Now it’s up to Bernie’s five busy sons, including Andy.

"The purpose of this whole wine process that he started here was to keep five boys tired and out of trouble, so after 41 years we kind of decided we are all kind of tired and certainly out of trouble,” Rink says. “It’s just time to move on."

It all started as it appears now, as a vineyard 50 years ago.

"The field of dreams, actually,” Rink says. “My brothers had a baseball diamond out on the corner of Otto Road and 641 with a backdrop and everything for fly balls. Dad announced one day after they got into their early to mid-teens that we are going to have to [trade] the diamond for a nursery of grapes."

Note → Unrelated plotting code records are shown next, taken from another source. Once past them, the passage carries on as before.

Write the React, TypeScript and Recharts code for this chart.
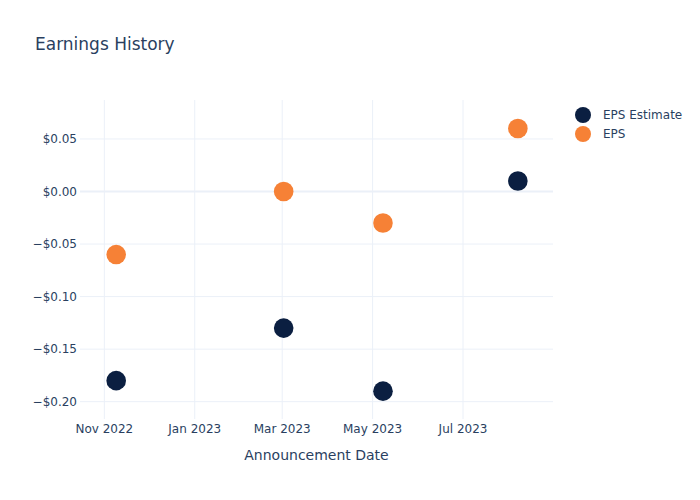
import { ScatterChart, Scatter, XAxis, YAxis, CartesianGrid, ReferenceLine } from 'recharts'

const dates = ['2022-11-09', '2023-03-02', '2023-05-08', '2023-08-07']
const epsEstimate = [-0.18, -0.13, -0.19, 0.01]
const epsActual = [-0.06, 0.0, -0.03, 0.06]
const xTicks = ['2022-11-01', '2023-01-01', '2023-03-01', '2023-05-01', '2023-07-01']
const yTicks = [-0.2, -0.15, -0.1, -0.05, 0, 0.05]
const months = ['Jan', 'Feb', 'Mar', 'Apr', 'May', 'Jun', 'Jul', 'Aug', 'Sep', 'Oct', 'Nov', 'Dec']

const TEXT = '#2a3f5f'
const GRID = '#EBF0F8'
const NAVY = '#0b1f41'
const ORANGE = '#f68136'
const FONT = '"DejaVu Sans", Verdana, sans-serif'

const ts = (d: string) => Date.parse(d + 'T00:00:00Z')

const estimateData = dates.map((d, i) => ({ x: ts(d), y: epsEstimate[i] }))
const epsData = dates.map((d, i) => ({ x: ts(d), y: epsActual[i] }))

function fmtDate(v: number) {
  const d = new Date(v)
  return `${months[d.getUTCMonth()]} ${d.getUTCFullYear()}`
}

function fmtMoney(v: number) {
  const s = Math.abs(v).toFixed(2)
  return v < -1e-9 ? `\u2212$${s}` : `$${s}`
}

const dot = (color: string) => (p: any) => <circle cx={p.cx} cy={p.cy} r={9.8} fill={color} />

const legendItems = [
  { name: 'EPS Estimate', color: NAVY },
  { name: 'EPS', color: ORANGE },
]

export default function App() {
  return (
    <div style={{ position: 'absolute', left: 0, top: 0, width: 700, height: 500, background: '#fff', fontFamily: FONT }}>
      <div style={{ position: 'absolute', left: 35, top: 34, fontSize: 17, color: TEXT }}>Earnings History</div>
      <div style={{ position: 'absolute', left: 80, width: 473, top: 447, textAlign: 'center', fontSize: 14, color: TEXT }}>
        Announcement Date
      </div>
      <div style={{ position: 'absolute', left: 575, top: 105, fontSize: 12, color: TEXT, zIndex: 2 }}>
        {legendItems.map(it => (
          <div key={it.name} style={{ display: 'flex', alignItems: 'center', height: 19 }}>
            <span style={{ display: 'inline-block', width: 16, height: 16, borderRadius: 8, background: it.color }} />
            <span style={{ marginLeft: 12 }}>{it.name}</span>
          </div>
        ))}
      </div>
      <ScatterChart width={700} height={500} margin={{ top: 100, right: 147, bottom: 51, left: 0 }}>
        <CartesianGrid stroke={GRID} strokeWidth={1} syncWithTicks />
        <ReferenceLine y={0} stroke={GRID} strokeWidth={2} />
        <XAxis
          type="number"
          dataKey="x"
          domain={[Date.UTC(2022, 9, 15, 14), Date.UTC(2023, 7, 30, 17)]}
          ticks={xTicks.map(ts)}
          tickFormatter={fmtDate}
          axisLine={false}
          tickLine={false}
          tickSize={0}
          tickMargin={5}
          height={30}
          allowDataOverflow
          tick={{ fill: TEXT, fontSize: 12, fontFamily: FONT }}
        />
        <YAxis
          type="number"
          dataKey="y"
          domain={[-0.2165, 0.0871]}
          ticks={yTicks}
          tickFormatter={fmtMoney}
          axisLine={false}
          tickLine={false}
          tickSize={0}
          tickMargin={3}
          width={80}
          allowDataOverflow
          tick={{ fill: TEXT, fontSize: 12, fontFamily: FONT }}
        />
        <Scatter name="EPS Estimate" data={estimateData} fill={NAVY} shape={dot(NAVY)} isAnimationActive={false} />
        <Scatter name="EPS" data={epsData} fill={ORANGE} shape={dot(ORANGE)} isAnimationActive={false} />
      </ScatterChart>
    </div>
  )
}
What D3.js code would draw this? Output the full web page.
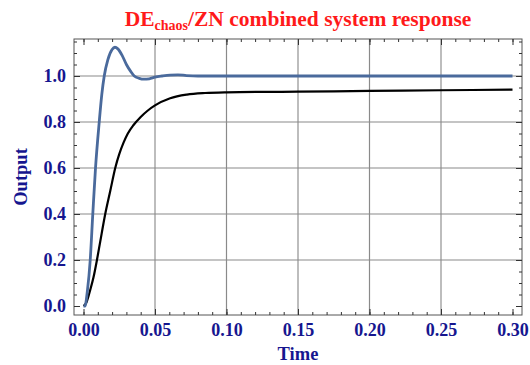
<!DOCTYPE html>
<html>
<head>
<meta charset="utf-8">
<script src="https://cdn.jsdelivr.net/npm/d3@7"></script>
<style>
  body { margin: 0; background: #fff; }
  svg { display: block; }
  .tick text { font-family: "Liberation Serif", "Times New Roman", serif; font-weight: bold; fill: #16168f; }
</style>
</head>
<body>
<svg id="chart" width="530" height="365"></svg>
<script>
// blue: DE_chaos tuned response
const blueTime = [0, 0.001, 0.0028, 0.0047, 0.0065, 0.0084, 0.011, 0.0128, 0.0145, 0.017, 0.020, 0.022, 0.024, 0.027, 0.030, 0.033, 0.0355, 0.039, 0.042, 0.046, 0.050, 0.055, 0.0606, 0.066, 0.072, 0.080, 0.10, 0.15, 0.20, 0.25, 0.30];
const blueValue = [0, 0, 0.07, 0.2, 0.4, 0.6, 0.8, 0.92, 1.0, 1.07, 1.115, 1.125, 1.118, 1.09, 1.05, 1.02, 1.0, 0.99, 0.986, 0.988, 0.995, 1.0, 1.004, 1.005, 1.002, 1.0, 1.0, 1.0, 1.0, 1.0, 1.0];

// black: ZN tuned response
const blackTime = [0, 0.002, 0.0047, 0.007, 0.0094, 0.0117, 0.0152, 0.0187, 0.0222, 0.025, 0.028, 0.031, 0.035, 0.040, 0.045, 0.050, 0.0606, 0.0723, 0.085, 0.10, 0.15, 0.20, 0.25, 0.30];
const blackValue = [0, 0.015, 0.07, 0.125, 0.2, 0.28, 0.4, 0.5, 0.6, 0.66, 0.71, 0.75, 0.787, 0.822, 0.85, 0.872, 0.903, 0.919, 0.926, 0.929, 0.932, 0.935, 0.938, 0.9405];

const xTicks = [0, 0.05, 0.10, 0.15, 0.20, 0.25, 0.30];
const yTicks = [0, 0.2, 0.4, 0.6, 0.8, 1.0];
const xGrid = [0.05, 0.10, 0.15, 0.20, 0.25];
const yGrid = [0.2, 0.4, 0.6, 0.8, 1.0];

const svg = d3.select("#chart");
const frame = { left: 74, right: 522, top: 39, bottom: 315 };

const x = d3.scaleLinear().domain([0, 0.3]).range([83.5, 512.5]);
const y = d3.scaleLinear().domain([0, 1]).range([306, 76]);

const xMinor = d3.range(0, 0.3001, 0.01).map(d => +d.toFixed(2));
const yMinor = d3.range(0, 1.1501, 0.05).map(d => +d.toFixed(2));

// grid lines
svg.append("g").selectAll("line")
  .data(xGrid)
  .join("line")
  .attr("x1", d => x(d)).attr("x2", d => x(d))
  .attr("y1", frame.top).attr("y2", frame.bottom)
  .attr("stroke", (d, i) => i % 2 === 0 ? "#bdbdbd" : "#8a8a8a")
  .attr("stroke-width", (d, i) => i % 2 === 0 ? 2 : 1.2);

svg.append("g").selectAll("line")
  .data(yGrid)
  .join("line")
  .attr("x1", frame.left).attr("x2", frame.right)
  .attr("y1", d => y(d)).attr("y2", d => y(d))
  .attr("stroke", "#8a8a8a")
  .attr("stroke-width", 1.2);

// curves
const line = d3.line()
  .x(d => x(d[0]))
  .y(d => y(d[1]))
  .curve(d3.curveMonotoneX);

svg.append("path")
  .datum(d3.zip(blackTime, blackValue))
  .attr("fill", "none")
  .attr("stroke", "#000")
  .attr("stroke-width", 2.2)
  .attr("d", line);

svg.append("path")
  .datum(d3.zip(blueTime, blueValue))
  .attr("fill", "none")
  .attr("stroke", "#4a6a9c")
  .attr("stroke-width", 2.8)
  .attr("d", line);

// frame
svg.append("rect")
  .attr("x", frame.left).attr("y", frame.top)
  .attr("width", frame.right - frame.left)
  .attr("height", frame.bottom - frame.top)
  .attr("fill", "none")
  .attr("stroke", "#555")
  .attr("stroke-width", 1);

// axes (inward ticks on all sides)
function styleAxis(g) {
  g.select(".domain").remove();
  g.selectAll(".tick line").attr("stroke", "#333");
}

const fmt2 = d3.format(".2f");
const fmt1 = d3.format(".1f");

svg.append("g")
  .attr("transform", `translate(0,${frame.bottom})`)
  .call(d3.axisBottom(x).tickValues(xMinor).tickSize(-3).tickFormat(""))
  .call(styleAxis);
svg.append("g")
  .attr("transform", `translate(0,${frame.bottom})`)
  .call(d3.axisBottom(x).tickValues(xTicks).tickSize(-6).tickPadding(8).tickFormat(fmt2))
  .call(styleAxis)
  .selectAll("text").attr("font-size", 18).attr("dy", "0.71em");

svg.append("g")
  .attr("transform", `translate(0,${frame.top})`)
  .call(d3.axisTop(x).tickValues(xMinor).tickSize(-3).tickFormat(""))
  .call(styleAxis);
svg.append("g")
  .attr("transform", `translate(0,${frame.top})`)
  .call(d3.axisTop(x).tickValues(xTicks).tickSize(-6).tickFormat(""))
  .call(styleAxis);

svg.append("g")
  .attr("transform", `translate(${frame.left},0)`)
  .call(d3.axisLeft(y).tickValues(yMinor).tickSize(-3).tickFormat(""))
  .call(styleAxis);
svg.append("g")
  .attr("transform", `translate(${frame.left},0)`)
  .call(d3.axisLeft(y).tickValues(yTicks).tickSize(-6).tickPadding(8).tickFormat(fmt1))
  .call(styleAxis)
  .selectAll("text").attr("font-size", 18);

svg.append("g")
  .attr("transform", `translate(${frame.right},0)`)
  .call(d3.axisRight(y).tickValues(yMinor).tickSize(-3).tickFormat(""))
  .call(styleAxis);
svg.append("g")
  .attr("transform", `translate(${frame.right},0)`)
  .call(d3.axisRight(y).tickValues(yTicks).tickSize(-6).tickFormat(""))
  .call(styleAxis);

// labels
const serif = "'Liberation Serif', 'Times New Roman', serif";

svg.append("text")
  .attr("x", (frame.left + frame.right) / 2)
  .attr("y", 360)
  .attr("text-anchor", "middle")
  .attr("font-family", serif).attr("font-weight", "bold")
  .attr("font-size", 18.5).attr("fill", "#16168f")
  .text("Time");

svg.append("text")
  .attr("transform", `translate(27,177) rotate(-90)`)
  .attr("text-anchor", "middle")
  .attr("font-family", serif).attr("font-weight", "bold")
  .attr("font-size", 18.5).attr("fill", "#16168f")
  .text("Output");

const title = svg.append("text")
  .attr("x", (frame.left + frame.right) / 2)
  .attr("y", 26)
  .attr("text-anchor", "middle")
  .attr("font-family", serif).attr("font-weight", "bold")
  .attr("font-size", 21.5).attr("fill", "#ff1a1a");
title.append("tspan").text("DE");
title.append("tspan").attr("font-size", 14).attr("dy", 4).text("chaos");
title.append("tspan").attr("dy", -4).text("/ZN combined system response");
</script>
</body>
</html>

That became a winery eight years later.

Now, all five brothers assumed the ownership from their dad, who also helped many other young people get to work.

“He would come here and the bottles would come in upside down in the case,” says Saxton, speaking of his own son. “His job was take them and turn them over."

Bradley Saxton’s son, Timothy, worked at the vineyard decades ago.

Values learned there stuck with him.

"It was the first real job he ever had,” Saxton says. “I think by him working here that Bernie set his work ways. You are going to do things right or don’t do it at all. Now, he is a lieutenant colonel in the United States Air Force."

Saxton remembers talking with Bernie over the years after his son went into the military.

"When Bernie, personally, was up here, it was like okay, we are going to spend half an hour coming up here to see,” Saxton says. "When you get inside, we’re not really fancy in here. It is good old wine barrels standing up with counter-top on it. And if Bernie was up here, he’d be sitting in his chair, rocking away with the furnaces going."

Andy says his father was the real mainstay.

“If we weren’t busy, he’d be sitting out front, sleeping in the chair when you pulled in,” Rink says. “He’s just always been here.”

As Boskydel’s story ends, the impact on so many lives will live on.

"It’s bittersweet,” Rink says. “Obviously, with the stress of several jobs to make a living up here and having to close this down as a family, it’s a hard decision and my dad. I’m sure it’s hard for him. But I think he would have told you the same in his own words. It’s served its purpose for him and for us."

The vineyard will remain open this year until December 31.